## begin
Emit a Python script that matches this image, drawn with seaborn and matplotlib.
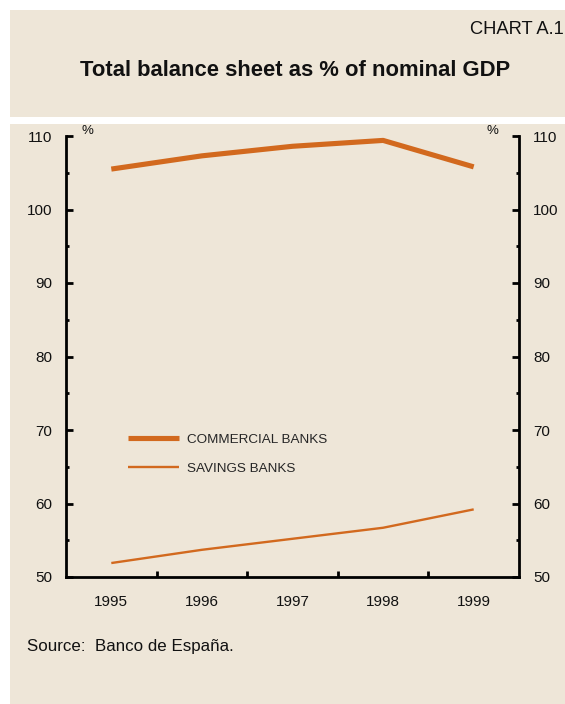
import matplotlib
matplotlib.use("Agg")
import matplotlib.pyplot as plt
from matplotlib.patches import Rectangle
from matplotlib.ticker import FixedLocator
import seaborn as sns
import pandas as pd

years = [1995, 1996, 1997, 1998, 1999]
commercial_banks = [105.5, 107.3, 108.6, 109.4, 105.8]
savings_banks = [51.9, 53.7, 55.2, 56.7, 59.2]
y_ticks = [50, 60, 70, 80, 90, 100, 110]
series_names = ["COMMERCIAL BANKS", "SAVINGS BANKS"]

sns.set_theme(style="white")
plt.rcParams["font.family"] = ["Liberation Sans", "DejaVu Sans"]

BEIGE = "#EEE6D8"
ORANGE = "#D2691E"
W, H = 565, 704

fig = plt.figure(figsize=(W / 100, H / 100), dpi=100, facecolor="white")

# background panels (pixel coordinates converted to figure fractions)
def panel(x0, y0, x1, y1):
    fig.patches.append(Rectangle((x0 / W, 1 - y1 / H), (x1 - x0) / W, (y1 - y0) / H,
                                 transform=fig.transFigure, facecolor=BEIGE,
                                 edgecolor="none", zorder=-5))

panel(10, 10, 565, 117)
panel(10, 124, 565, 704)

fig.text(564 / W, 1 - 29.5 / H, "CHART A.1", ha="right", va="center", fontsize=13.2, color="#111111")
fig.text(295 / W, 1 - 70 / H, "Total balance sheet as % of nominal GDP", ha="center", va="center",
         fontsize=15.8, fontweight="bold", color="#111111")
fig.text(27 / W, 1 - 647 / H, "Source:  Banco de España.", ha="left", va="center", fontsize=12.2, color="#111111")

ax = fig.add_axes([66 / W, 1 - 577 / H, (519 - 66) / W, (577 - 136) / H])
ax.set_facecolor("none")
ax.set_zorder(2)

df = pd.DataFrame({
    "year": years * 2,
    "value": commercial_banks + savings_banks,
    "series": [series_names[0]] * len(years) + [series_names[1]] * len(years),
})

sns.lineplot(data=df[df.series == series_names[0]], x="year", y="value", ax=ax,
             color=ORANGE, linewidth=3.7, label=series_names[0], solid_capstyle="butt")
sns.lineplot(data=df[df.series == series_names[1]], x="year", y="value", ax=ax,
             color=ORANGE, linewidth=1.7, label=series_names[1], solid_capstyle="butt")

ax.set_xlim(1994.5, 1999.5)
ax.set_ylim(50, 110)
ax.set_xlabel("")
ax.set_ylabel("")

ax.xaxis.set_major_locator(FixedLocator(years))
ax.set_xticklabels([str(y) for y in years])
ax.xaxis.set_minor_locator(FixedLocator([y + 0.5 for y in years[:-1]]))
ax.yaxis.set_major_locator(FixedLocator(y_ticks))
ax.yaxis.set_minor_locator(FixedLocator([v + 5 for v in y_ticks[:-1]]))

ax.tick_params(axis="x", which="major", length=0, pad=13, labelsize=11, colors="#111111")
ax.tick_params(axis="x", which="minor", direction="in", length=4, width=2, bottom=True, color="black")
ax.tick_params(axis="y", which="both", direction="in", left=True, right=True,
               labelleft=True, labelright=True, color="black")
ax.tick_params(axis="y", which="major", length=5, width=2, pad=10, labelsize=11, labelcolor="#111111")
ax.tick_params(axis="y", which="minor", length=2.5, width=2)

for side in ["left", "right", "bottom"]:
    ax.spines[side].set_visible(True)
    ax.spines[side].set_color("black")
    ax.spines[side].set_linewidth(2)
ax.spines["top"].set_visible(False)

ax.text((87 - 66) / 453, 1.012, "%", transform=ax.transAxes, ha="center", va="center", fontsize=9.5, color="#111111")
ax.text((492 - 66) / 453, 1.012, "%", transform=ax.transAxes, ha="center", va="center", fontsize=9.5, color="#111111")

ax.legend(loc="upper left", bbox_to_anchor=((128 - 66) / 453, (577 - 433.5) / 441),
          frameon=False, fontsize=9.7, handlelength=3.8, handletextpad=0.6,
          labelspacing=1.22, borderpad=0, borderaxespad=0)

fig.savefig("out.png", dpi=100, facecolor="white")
## end
Written instruction: For each line in the data above that contains the string "matplotlib", extract the line.

Solution to this problem:
Emit a Python script that matches this image, drawn with seaborn and matplotlib.
import matplotlib
matplotlib.use("Agg")
import matplotlib.pyplot as plt
from matplotlib.patches import Rectangle
from matplotlib.ticker import FixedLocator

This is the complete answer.